If you only measure “looks good in one render,” you’ll ship disappointment.
People also ask: practical questions about Point‑E
Is a point cloud useful if I need CAD?
Yes, as a concept generator, not as CAD output. Treat it like an ideation artifact. If you need dimensioned, constraint-based CAD, you’ll still rebuild—but you’ll rebuild faster with a 3D draft in front of you.
Can Point‑E outputs be used in robotics training?
Often, yes—especially for domain randomization and synthetic data. If your goal is to expose policies to geometric variety, point-cloud-derived occupancy grids can be enough. For precision manipulation, you’ll need cleaner geometry and verified physical properties.
What makes a “good” text prompt for 3D generation?
Prompts work best when they specify structure, not poetry. Include shape cues, attachments, and constraints:
- Object category + key parts
- Material cues (optional)
- Symmetry or orientation (“front-facing,” “top handle”)
- Size hints (“handheld,” “tabletop,” “warehouse-scale”)
Example: a tabletop desk fan with a circular grille, three blades, a short cylindrical base, front-facing
Why Point‑E matters for AI-powered digital services in the U.S.
Point‑E is a reminder that the most valuable AI tools don’t need perfect outputs—they need to reduce cycle time. In the U.S. tech ecosystem, that shows up as services that generate 3D drafts for product teams, automate asset creation for retailers, and accelerate robotics simulation for automation pilots.

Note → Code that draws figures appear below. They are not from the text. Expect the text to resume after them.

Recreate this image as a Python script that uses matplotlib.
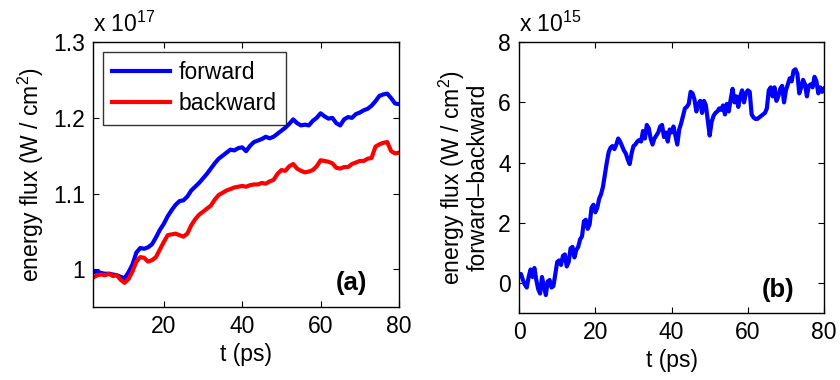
import numpy as np
import matplotlib.pyplot as plt
from matplotlib.ticker import FuncFormatter

plt.rcParams['font.family'] = ['Liberation Sans', 'DejaVu Sans']
plt.rcParams['mathtext.fontset'] = 'custom'
plt.rcParams['mathtext.rm'] = 'Liberation Sans'

# panel (a): energy flux in units of 1e17 W/cm^2, one value per ps from 2 to 80 ps
t_a = np.arange(2, 81, 1)
forward = [0.996, 0.997, 0.995, 0.994, 0.994, 0.993, 0.992, 0.990, 0.988, 0.996,
           1.006, 1.022, 1.028, 1.027, 1.029, 1.033, 1.042, 1.052, 1.060, 1.070,
           1.078, 1.085, 1.090, 1.091, 1.096, 1.104, 1.109, 1.114, 1.120, 1.126,
           1.133, 1.140, 1.146, 1.150, 1.154, 1.158, 1.157, 1.160, 1.161, 1.156,
           1.163, 1.168, 1.170, 1.172, 1.175, 1.173, 1.175, 1.179, 1.183, 1.187,
           1.192, 1.198, 1.193, 1.190, 1.191, 1.190, 1.196, 1.200, 1.206, 1.202,
           1.199, 1.200, 1.193, 1.190, 1.198, 1.201, 1.200, 1.205, 1.207, 1.210,
           1.212, 1.216, 1.222, 1.229, 1.231, 1.232, 1.226, 1.219, 1.218]
backward = [0.989, 0.992, 0.993, 0.992, 0.994, 0.991, 0.992, 0.986, 0.982, 0.987,
            0.997, 1.010, 1.016, 1.015, 1.010, 1.012, 1.016, 1.026, 1.036, 1.045,
            1.046, 1.047, 1.045, 1.043, 1.047, 1.058, 1.066, 1.072, 1.076, 1.080,
            1.084, 1.092, 1.098, 1.101, 1.104, 1.106, 1.108, 1.109, 1.110, 1.109,
            1.111, 1.112, 1.112, 1.114, 1.113, 1.116, 1.118, 1.126, 1.131, 1.130,
            1.136, 1.139, 1.133, 1.130, 1.128, 1.129, 1.131, 1.136, 1.144, 1.143,
            1.142, 1.140, 1.134, 1.133, 1.135, 1.135, 1.139, 1.141, 1.143, 1.143,
            1.146, 1.147, 1.162, 1.165, 1.167, 1.168, 1.156, 1.153, 1.154]

# panel (b): forward - backward in units of 1e15 W/cm^2, every 0.5 ps from 0 to 80 ps
t_b = np.arange(0, 80.5, 0.5)
diff = [0.25, 0.30, 0.10, -0.05, -0.15, 0.20, 0.45, 0.20, 0.50, 0.10,
        -0.20, -0.35, 0.20, -0.10, -0.40, 0.05, 0.10, -0.15, -0.10, 0.30,
        0.70, 0.75, 0.60, 0.90, 0.95, 0.55, 0.70, 1.15, 1.20, 0.85,
        1.10, 1.20, 1.45, 1.55, 2.05, 2.10, 1.80, 1.95, 2.50, 2.60,
        2.35, 2.50, 2.80, 2.95, 3.20, 3.60, 4.00, 4.35, 4.50, 4.55,
        4.45, 4.60, 4.80, 4.70, 4.55, 4.40, 4.30, 4.10, 3.95, 4.30,
        4.55, 4.60, 4.70, 4.75, 4.70, 5.05, 4.80, 5.25, 5.15, 4.80,
        4.60, 4.80, 4.90, 5.00, 5.20, 5.25, 4.85, 5.00, 4.70, 5.10,
        5.00, 5.20, 4.90, 4.60, 5.10, 5.30, 5.55, 5.80, 5.85, 5.95,
        6.35, 6.30, 6.10, 5.70, 5.95, 6.05, 5.65, 6.05, 5.90, 5.40,
        4.90, 5.35, 5.55, 5.65, 5.70, 5.80, 5.75, 5.90, 5.60, 5.95,
        5.70, 6.10, 6.45, 6.00, 6.20, 5.85, 6.20, 6.40, 6.00, 6.30,
        6.40, 6.35, 5.60, 5.50, 5.45, 5.45, 5.50, 5.55, 5.60, 5.65,
        5.80, 6.40, 6.50, 6.20, 6.50, 6.05, 6.20, 6.45, 6.55, 6.00,
        6.40, 6.60, 6.80, 6.70, 7.05, 7.10, 6.95, 6.30, 6.50, 6.75,
        6.60, 6.20, 6.55, 6.60, 6.50, 6.85, 6.70, 6.30, 6.50, 6.35,
        6.45]

fs = 16.5
fig = plt.figure(figsize=(8.4, 3.8), dpi=100)
ax1 = fig.add_axes([0.111, 0.192, 0.364, 0.697])
ax2 = fig.add_axes([0.618, 0.176, 0.363, 0.713])

def matlab_style(ax):
    ax.tick_params(direction='in', top=True, right=True, length=4, width=0.8,
                   labelsize=fs, pad=6)
    for s in ax.spines.values():
        s.set_linewidth(1.0)
    ax.yaxis.set_major_formatter(FuncFormatter(lambda v, p: '%g' % round(v, 3)))

# (a)
ax1.plot(t_a, forward, color='#0000ff', lw=3.0, label='forward')
ax1.plot(t_a, backward, color='#ff0000', lw=3.0, label='backward')
ax1.set_xlim(2, 80)
ax1.set_ylim(0.95, 1.3)
ax1.set_xticks([20, 40, 60, 80])
ax1.set_yticks([1.0, 1.1, 1.2, 1.3])
matlab_style(ax1)
ax1.set_xlabel('t (ps)', fontsize=fs, labelpad=3)
ax1.set_ylabel('energy flux (W / cm$^2$)', fontsize=fs, labelpad=5)
ax1.text(0.0, 1.02, r'x 10$^{17}$', transform=ax1.transAxes, fontsize=fs,
         ha='left', va='bottom')
ax1.text(0.845, 0.09, '(a)', transform=ax1.transAxes, fontsize=18.5,
         fontweight='bold', ha='center', va='center')
leg = ax1.legend(loc='upper left', bbox_to_anchor=(0.033, 0.962), fontsize=fs,
                 frameon=True, fancybox=False, handlelength=2.5, borderpad=0.4,
                 labelspacing=0.35, handletextpad=0.4, borderaxespad=0)
leg.get_frame().set_edgecolor('black')
leg.get_frame().set_linewidth(1.0)

# (b)
ax2.plot(t_b, diff, color='#0000ff', lw=3.0)
ax2.set_xlim(0, 80)
ax2.set_ylim(-1, 8)
ax2.set_xticks([0, 20, 40, 60, 80])
ax2.set_yticks([0, 2, 4, 6, 8])
matlab_style(ax2)
ax2.set_xlabel('t (ps)', fontsize=fs, labelpad=3)
ax2.set_ylabel('energy flux (W / cm$^2$)\nforward\u2013backward', fontsize=fs,
               labelpad=6, linespacing=1.0)
ax2.text(0.0, 1.02, r'x 10$^{15}$', transform=ax2.transAxes, fontsize=fs,
         ha='left', va='bottom')
ax2.text(0.85, 0.085, '(b)', transform=ax2.transAxes, fontsize=18.5,
         fontweight='bold', ha='center', va='center')

fig.savefig('out.png', dpi=100)
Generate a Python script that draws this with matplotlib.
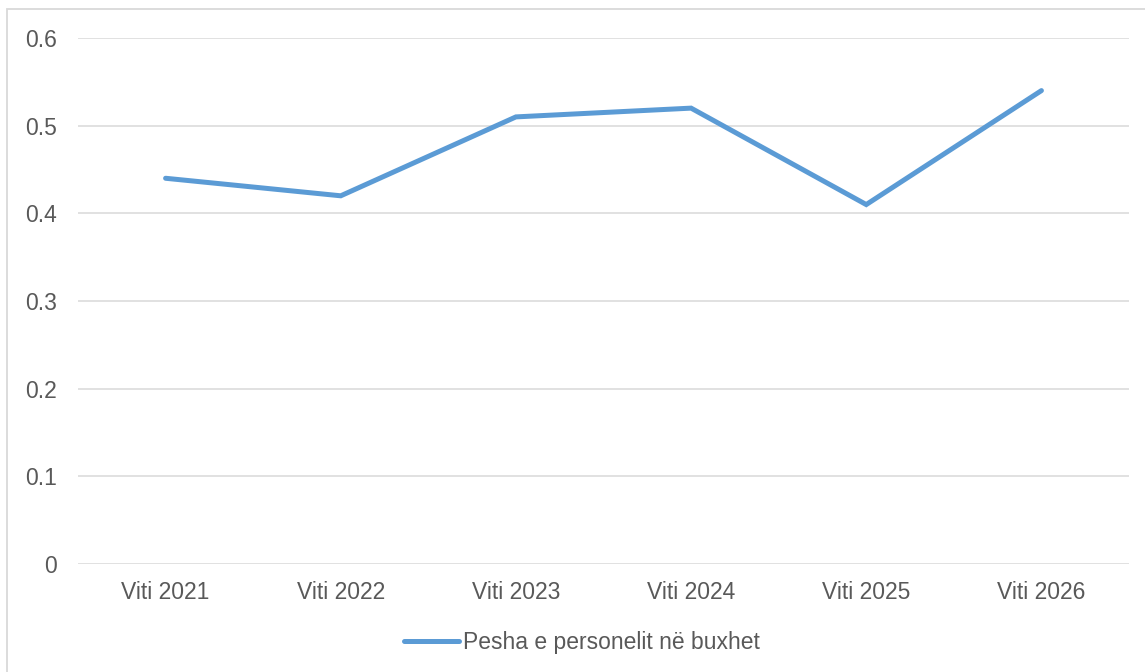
import matplotlib.pyplot as plt
from matplotlib.patches import Rectangle

years = ["Viti 2021", "Viti 2022", "Viti 2023", "Viti 2024", "Viti 2025", "Viti 2026"]
values = [0.44, 0.42, 0.51, 0.52, 0.41, 0.54]
series_name = "Pesha e personelit në buxhet"

plt.rcParams['font.family'] = ['Liberation Sans', 'DejaVu Sans']

W, H = 1145, 672
fig = plt.figure(figsize=(W / 100, H / 100), dpi=100)
ax = fig.add_axes([78 / W, 1 - 564 / H, (1129 - 78) / W, (564 - 38) / H])

line, = ax.plot(range(len(years)), values, color="#5B9BD5", lw=3.6,
                solid_capstyle="round", solid_joinstyle="miter", label=series_name)

ax.set_xlim(-0.5, len(years) - 0.5)
ax.set_ylim(0, 0.6)
ax.set_yticks([0, 0.1, 0.2, 0.3, 0.4, 0.5, 0.6])
ax.set_yticklabels(["0", "0.1", "0.2", "0.3", "0.4", "0.5", "0.6"])
ax.set_xticks(range(len(years)))
ax.set_xticklabels(years)
ax.tick_params(axis="both", length=0, labelsize=16.5, colors="#595959")
ax.tick_params(axis="y", pad=15)
ax.tick_params(axis="x", pad=12)
ax.grid(axis="y", color="#D9D9D9", lw=1.1)
ax.set_axisbelow(True)
for s in ax.spines.values():
    s.set_visible(False)

leg = fig.legend(handles=[line], loc="center", bbox_to_anchor=(582 / W, 1 - 643 / H),
                 frameon=False, fontsize=16.5, handlelength=2.4, handletextpad=0.2)
for t in leg.get_texts():
    t.set_color("#595959")

# chart border
fig.patches.append(Rectangle((7 / W, -0.1), 1.2, (H - 9) / H + 0.1, transform=fig.transFigure,
                             fill=False, edgecolor="#D9D9D9", lw=1.3))

fig.savefig("out.png", dpi=100)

If you’re building in robotics & automation, the takeaway is straightforward: text-to-3D point clouds are a fast bridge between ideas and testable geometry. When your bottleneck is “we can’t model this fast enough to try it,” Point‑E-style systems change the pace of work.
The next step is deciding where you want the value: ideation, simulation, training data, or customer-facing visuals. Pick one, build a small pipeline around it, and measure time saved per iteration. What would your team ship if 3D prototypes were available in minutes instead of days?